Paywalls, or digital subscription services if you prefer, are not new. The Wall Street Journal was the first major newspaper to implement a paywall, in 1997. As of last spring the newspaper had over 522,000 paid digital subscribers, according to ABC.
The Financial Times launched its current pay model in 2007 and ABC recorded 267,000 digital subscribers at the end of 2011.
Both of these newspapers provide specialist content. Skeptics have long maintained that paywalls can’t work for general news websites as readers will merely bounce off to another site where they can access news for free.
For this reason, The New York Times’s metered paywall, introduced in spring 2011, has been celebrated as a successful model that could be replicated by other mainstream newspapers. In one year The New York Times grew its online subscriber base to 450,000.
The New York Times began by allowing free access to 20 stories per month from a single computer. Readers who accessed articles through email, blogs and social media were allowed to view stories even if they had already read their free quota of stories. The NYTimes.com homepage remained open and free to browse.
A year into the new subscription model and emboldened by their initial success, the Times restricted the number of stories that could be viewed for free to 10, with further stories still available through email, blogs and social media.
Paywalls Go Global
Over recent months paywalls have gone up at many large US newspapers including the LA Times, where a metered model has been introduced; at the Providence Journal and across Gannett’s 80 community news websites. The PEW Research Centre recently put the total number of US dailies with digital subscription models at 150, although estimates of how many are currently in operation range as high as 300 (AP).
Australia’s two national dailies both now operate paywalls. The Australian introduced a paywall at the end of last year and at around the same time, The Australian Financial Review relaxed what had been a particularly tough paywall to allow print subscribers have free access to its website and cut the price of access by half across the board.
In June, Fairfax announced that it will introduce paywalls for the online editions of its Metro publications, the Sydney Morning Herald and The Age, both of which will follow the metered model.
Across Europe, paywalls are popping up at newspapers of varied focus and size.
France’s LeMonde operates a model whereby many articles and features are available for free but readers must pay to access unique content.
Germany’s, Berliner Morgenpost Online operates a paid-model that is free to print subscribers and which places just some of its content behind the wall.
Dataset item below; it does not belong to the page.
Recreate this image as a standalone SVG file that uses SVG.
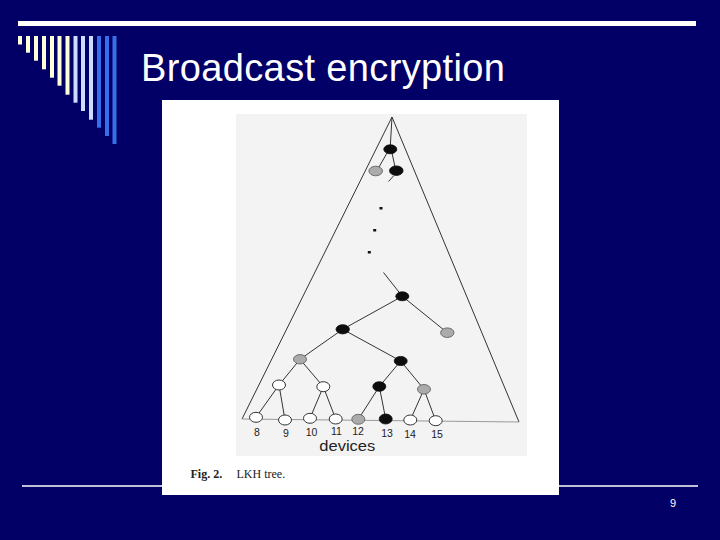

In the UK market, News International’s The Times and Sunday Times launched hard paywalls in 2010. These sites ask users to pay for access for a given time period and offer packages starting from £1 for 30 days access to The Times and £2 per week to the Sunday Times, including the printed publication.
The Independent introduced a part paywall in 2011 for readers outside the UK, citing the free availability of BBC news as one reason why it didn’t make sense to ask the British public to pay for access to the newspaper’s online content.
Norway has an unusual situation in that local and regional newspapers maintain a particularly strong position. In this market, paywalls have been introduced at a number of local newspapers’ websites. Although they operate a variety of approaches, most offer a selection of articles for free, with payment requested to access additional content.
At home, The Sunday Business Post launched a paywall in late 2011. At the same time it invested in its digital offering, redeveloping its website and launching apps for iPad and iPhone. Much of the content found at businesspost.ie is available for free however users must pay to access premium content published by the Sunday title.
News Media Landscape Evolving
The widespread adoption of paid subscription models across the web is evidence that the news media landscape is evolving.
Paywalls may not yet have provided the keys to the proverbial kingdom but as paywalls become more prevalent there will remain fewer plausible alternatives that offer the same level of high quality content.
Where content remains free to access you should take advantage of this while you can. Indications would suggest that it’s unlikely to remain free in the longer term.